Just some food for thought, however: We all agree that the Yankees' fates took a turn for the worse in 2004 ALCS Game 4, right? That's when the Red Sox's comeback began, and from that point through Joe Torre's de facto dismissal, the Yankees went 4-13 in postseason games.

In that 17 game stretch, Alex Rodriguez - you know, the choking dog with hair gel - hit .148/.216/.362, with two homers and three RBI. Matsui - He Who Never Blinks in the Face of Adversity - hit .227/.320/.364 with one homer and two RBI.

Seems to me like Matsui should thank A-Rod for shifting the spotlight elsewhere during that stretch. But hey, more power to Matsui for maintaining the rep.

I won't hesitate to admit that Matsui is one of my all-time favorite players I've covered. When the Yankees signed him, a great deal of trepidation existed both in the Yankees and in the press corps. The previous Japanese signee, Hideki Irabu, had made life difficult for everyone because he drew a huge amount of coverage, and because he had a terrible relationship with the Japanese media.

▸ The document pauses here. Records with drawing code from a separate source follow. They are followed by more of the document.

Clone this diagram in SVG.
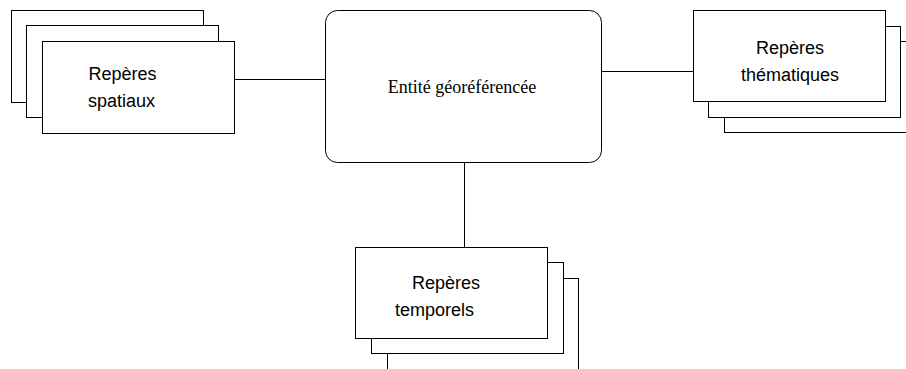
<svg xmlns="http://www.w3.org/2000/svg" width="906" height="369" viewBox="0 0 906 369">
<style>
.box{fill:#fff;stroke:#000;stroke-width:1}
.conn{stroke:#000;stroke-width:1;fill:none}
.sans{font-family:"Liberation Sans",Arial,sans-serif;font-size:18px;fill:#000}
.serif{font-family:"Liberation Serif","Times New Roman",serif;font-size:18px;fill:#000}
</style>
<rect width="906" height="369" fill="#fff"/>
<g id="connectors">
<line class="conn" x1="234.5" y1="79.5" x2="325.5" y2="79.5"/>
<line class="conn" x1="601.5" y1="71.5" x2="693.5" y2="71.5"/>
<line class="conn" x1="464.5" y1="162.5" x2="464.5" y2="247.5"/>
</g>
<g id="entite">
<rect class="box" x="325.5" y="10.5" width="276" height="152" rx="12" ry="12"/>
<text class="serif" x="462" y="93" text-anchor="middle">Entité géoréférencée</text>
</g>
<g id="reperes-spatiaux">
<rect class="box" x="11.5" y="10.5" width="192" height="92"/>
<rect class="box" x="26.5" y="25.5" width="192" height="92"/>
<rect class="box" x="42.5" y="41.5" width="192" height="92"/>
<text class="sans" x="88.5" y="80">Repères</text>
<text class="sans" x="88" y="107">spatiaux</text>
</g>
<g id="reperes-thematiques">
<rect class="box" x="724.5" y="41.5" width="192" height="91"/>
<rect class="box" x="708.5" y="26.5" width="192" height="91"/>
<rect class="box" x="693.5" y="10.5" width="192" height="91"/>
<text class="sans" x="790" y="54" text-anchor="middle">Repères</text>
<text class="sans" x="790" y="81" text-anchor="middle">thématiques</text>
</g>
<g id="reperes-temporels">
<rect class="box" x="387.5" y="278.5" width="191" height="91"/>
<rect class="box" x="371.5" y="262.5" width="192" height="91"/>
<rect class="box" x="355.5" y="247.5" width="192" height="91"/>
<text class="sans" x="412" y="289">Repères</text>
<text class="sans" x="395" y="316">temporels</text>
</g>
</svg>
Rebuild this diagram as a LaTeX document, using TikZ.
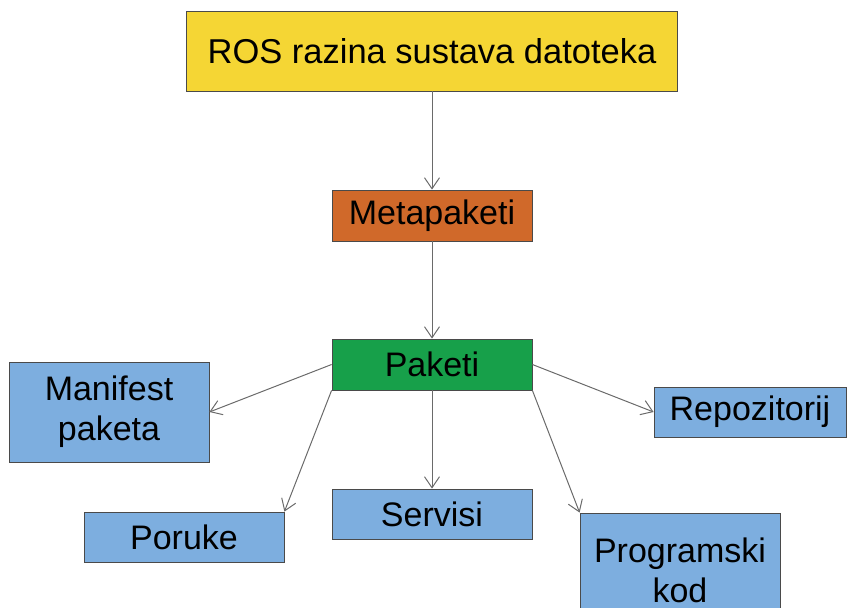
\documentclass[tikz,border=0pt]{standalone}
\usepackage{fontspec}
\setmainfont{Liberation Sans}
\usepackage{xcolor}
\usetikzlibrary{arrows.meta}

\definecolor{rosyellow}{HTML}{F5D634}
\definecolor{metaorange}{HTML}{D0692A}
\definecolor{pkggreen}{HTML}{17A04A}
\definecolor{partblue}{HTML}{7DAEDF}
\definecolor{boxline}{HTML}{4A4A4A}
\definecolor{linkgray}{HTML}{6A6A6A}

\begin{document}
\begin{tikzpicture}[x=1pt, y=-1pt,
	textbox/.style={draw=boxline, line width=0.8pt, minimum width=200, minimum height=50, inner sep=0, align=center, font=\fontsize{34}{40}\selectfont},
	link/.style={draw=linkgray, line width=1pt, -{Straight Barb[length=11pt,width=15pt]}}
]
\useasboundingbox (0,0) rectangle (847,608);

\node[textbox, fill=rosyellow, minimum width=491, minimum height=80, font=\fontsize{34.5}{40}\selectfont] (ros) at (432,51) {ROS razina sustava datoteka};
\node[textbox, fill=metaorange, minimum height=51] (meta) at (432,215.5) {Metapaketi};
\node[textbox, fill=pkggreen, minimum height=51] (paketi) at (432,364.5) {Paketi};

\node[textbox, fill=partblue, minimum height=100] (manifest) at (109,412) {Manifest\\paketa};
\node[textbox, fill=partblue] (poruke) at (184,537) {Poruke};
\node[textbox, fill=partblue] (servisi) at (432,514) {Servisi};
\node[textbox, fill=partblue, minimum width=192] (repo) at (750,412) {Repozitorij};
\node[textbox, fill=partblue, minimum height=114] (kod) at (680,570) {Programski\\kod};

\draw[link] (ros) -- (meta);
\draw[link] (meta) -- (paketi);
\draw[link] (paketi.west) -- (manifest.east);
\draw[link] (paketi.south west) -- (poruke.north east);
\draw[link] (paketi) -- (servisi);
\draw[link] (paketi.east) -- (repo.west);
\draw[link] (paketi.south east) -- (kod.north west);
\end{tikzpicture}
\end{document}
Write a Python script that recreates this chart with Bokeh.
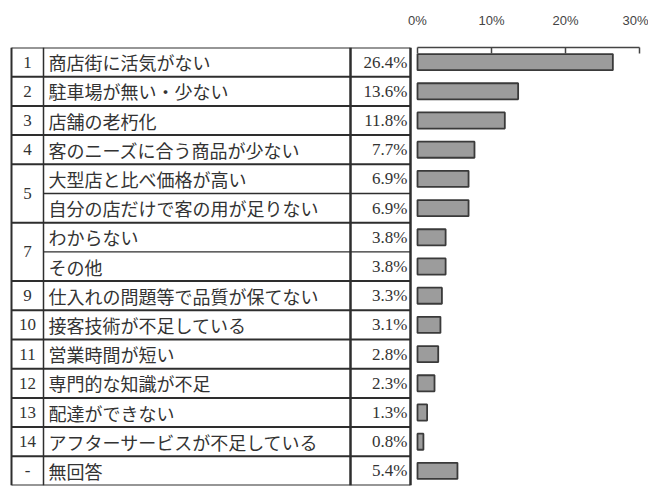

When Matsui signed, I was the chairman of the New York chapter of the BBWAA, and I had multiple (in other words, two) meetings with Yankees officials and Japanese and U.S. press. We wanted to make the ride as smooth as possible.

As it turned out, we fretted over nothing. Matsui took care of his own following. He told his teammates that, if they had a problem with the Japanese media, to come to him. He spoke to the huge group every day, whether he went 0-for-4 or 4-for-4 or, in the later years, didn't play at all. And he developed strong relationships with the U.S. media, as well.

He'll deserve that reception today, IMO. He deserves this perfect storm.

--Just as an added note: You know who isn't crazy about Matsui? Major League Baseball and the Players Association. Both sides were very displeased when Matsui blew off the World Baseball Classic in 2006, as they were counting on him to help market it. Of course, that makes me respect Matsui all the more.

--Anthony Rieber spoke with Yankees players about getting their rings today.

--David Lennon wrote that Jerry Manuel better do something, quickly.

--Bud Selig said he's concerned about the pace of games. That's fine, but it doesn't excuse Joe West's comments about the Yankees and Red Sox last week. West should be fined and publicly scolded.

--UPDATE, 12:53 p.m.: Yup, that was pretty epic. Great job by the Yankees, introducing Matsui last, giving him his ring and then having the rest of the Yankees swarm him. Also, fine work introducing ailing head trainer Gene Monahan first.

Prior to the game, Hal Steinbrenner met with the media and revealed that Joe Girardi and Derek Jeter presented George Steinbrenner with his World Series ring. The Boss was the only person to get his ring prior to the ceremony.

Another cool note: 2009 Yankee Jerry Hairston Jr. played in yesterday's Braves-Padres game in San Diego, hopped on a red-eye flight last night, arrived in New York at 6:00 this morning, participated in the ring ceremony and is scheduled to get on a 6:00 back to San Diego tonight for tomorrow's game.